Class code competetion
Author: jakemns
— class competition — 2 min read| Leaderboard score | 0.54513 |
|---|---|
| Leaderboard team name | Jake Mains |
| Kaggle username | Jake Mains |
| Code Repository URL | https://github.com/uazhlt-ms-program/ling-582-fall-2025-class-competition-code-jakemns |
Task summary
For this competition, we are given a training file and a testing file, each a .csv file that has 1600 lines containing chunks of text. The training file contains 0s and 1s for each chunk of text represnting authorship by the target author or a different author. We are tasked with training our model on this file and using it to predict authorship of the texts in the testing file. We must return the file with a prediction of 0 or 1 for each chunk of text, representing different authorship or same authorship.

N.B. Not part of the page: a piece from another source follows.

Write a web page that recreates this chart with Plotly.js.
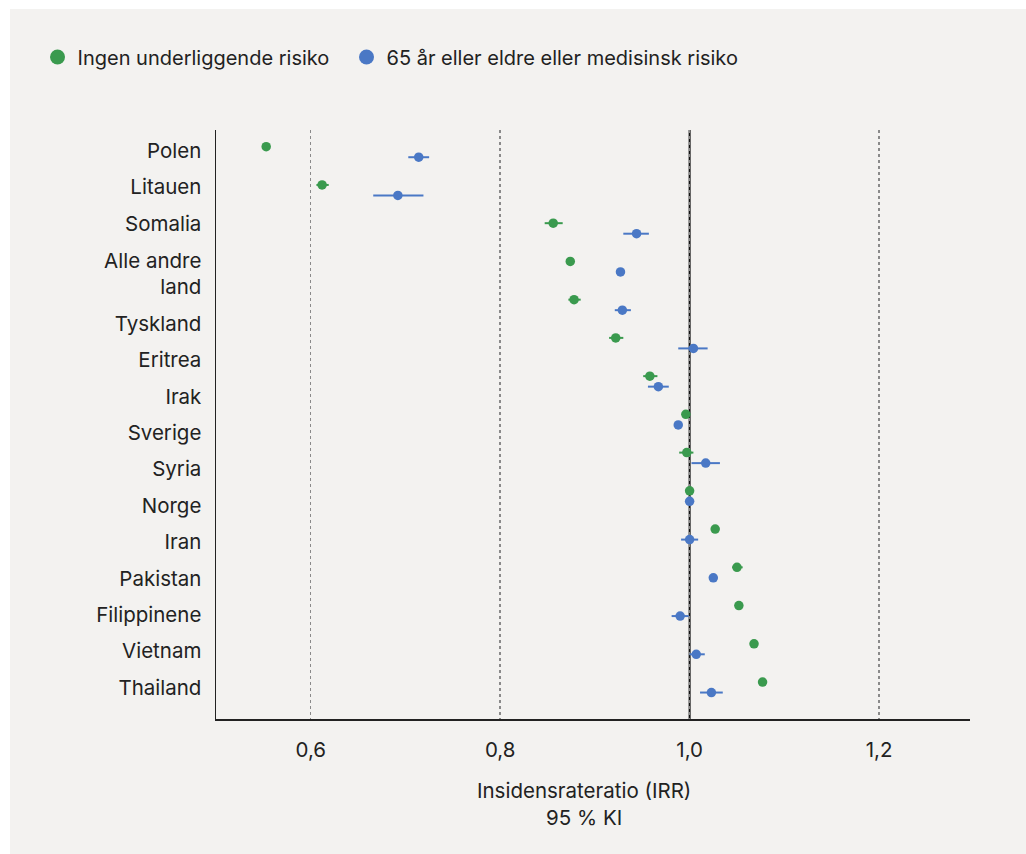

In order to complete this task, we must first process the .csv files for analysis. From there, we pick our own method to analyze the texts to help determine authorship. I chose a Tf/IDF model. One challenge of this task was maximizing effeciency when trainnig and implementing our model of choice to reduce processing time and resource use. Another challenge of this task was the blind submisson setup, which made error identification more difficult.
Exploratory data analysis
The training data set had 1600 lines, each with an ID, chunk of text, and a label of 1 or 0 to identify authorship. The testing data had 899 lines, wach with an ID and chunk of text, but no label. The task involved generating a label. The submissino csv was formatted the same as the testing data, but with a label for each line predicting authorship.
Approach
For this project, I chose to do a TF/IDF model to analyze the data. I first calcualted the TF/IDF values for each word in the text chunks with a 1 value in the training data, putting them in a dictionary. I repeated this with the text chunks with a 0 value. From there, I compared the TF values of the text by the target author to the TF values of each word in a given text of the test data. I did not create IDF values for the test texts because there was no body of texts/docs to compare them against. I analyzed the differences of each word across each text and added them up for each value. I decided a cutoff point at which the sum of the differences was too high. Texts above that point were marked with a 0, while texts below were marked with a 1. I refined this cutoff point with a series of submissions, using the score received to help determine the most effective vitoff point.
Results
My best submission to the leaderboard yielded a score of 0.54513, 0.043 above the weighted random baseline. At the time I am writing this, my score puts me in 11th place out of 24 competitors.
Error analysis
This model was tested against a series of 1600 text chunks for the competition. Each submission yielded a score which represented the percent of text chunks with correctly identified authorship. Because we were not able to see which authorship characterizations were correct, we needed to get creative with identifying errors in our approach. For my code, this mostly involved adjusting the threshhold at which a text is given a 0 instead of a 1.
Reproducibility
The code for this project is found in one python file in the repository linked above.
Future Improvements
If given the chance to improve this further, I would explore different approaches for authorship profiling, like a Naive Bayes classifier. I could also supplement my approach with more simple identifiers like average word length and highly used words.